Common structural formats apply these principles:

  • As Many Rounds As Possible (AMRAP), where the goal is to complete maximum work within a set time limit.
  • Every Minute On the Minute (EMOM), which enforces a strict work-rest schedule where any time remaining in the minute is rest before the next set begins.
  • Tabata, a precise protocol involving 20 seconds of all-out effort followed by 10 seconds of rest, repeated for eight rounds.

How MetCon Differs from Steady-State Cardio

Traditional low-intensity, steady-state cardio (LISS), such as jogging at a consistent pace for an extended period, relies almost exclusively on the aerobic (Oxidative) energy system. During LISS, the body maintains a steady supply of oxygen, allowing it to efficiently use fat as the primary fuel source. The goal is to build endurance and improve the efficiency of the aerobic pathway.

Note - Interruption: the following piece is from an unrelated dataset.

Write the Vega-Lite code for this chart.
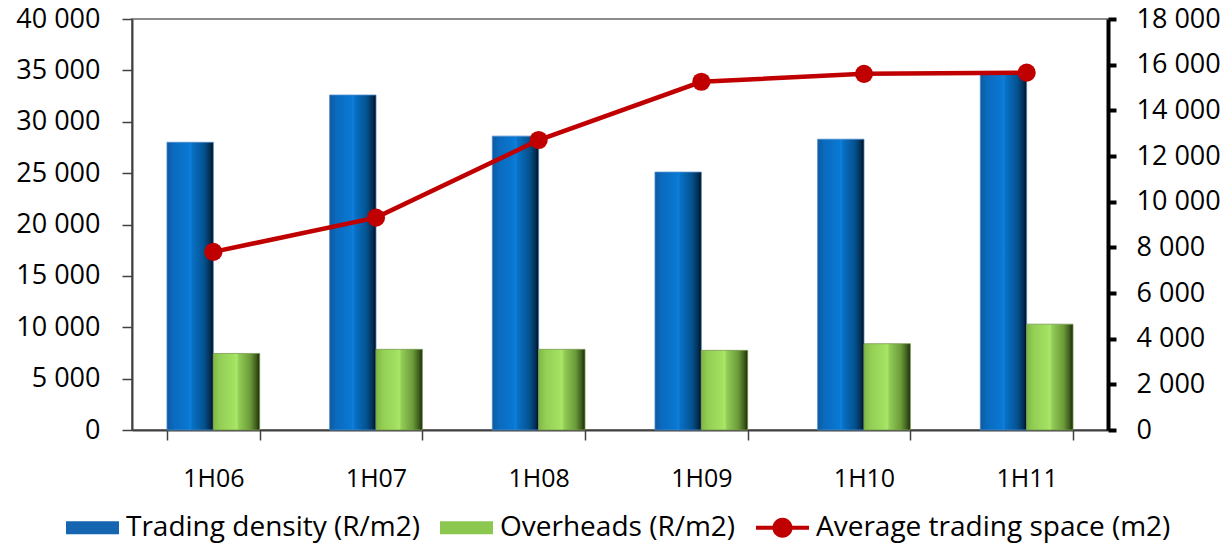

Metabolic conditioning, however, utilizes high-intensity intervals that push the body into its anaerobic pathways, creating a temporary oxygen deficit. This difference in intensity is the reason MetCon produces a significantly greater and more prolonged EPOC effect compared to LISS. While LISS burns a steady amount of calories during the workout, MetCon creates a substantial metabolic disturbance that elevates the body’s calorie burn for many hours afterward. The training goal also differs fundamentally: LISS focuses on duration and sustained output, which is ideal for events like marathons. MetCon prioritizes work capacity, teaching the body to produce and recover from repeated bursts of high-power output. MetCon is a more time-efficient method for improving overall fitness, as its benefits extend well beyond the duration of the actual exercise session.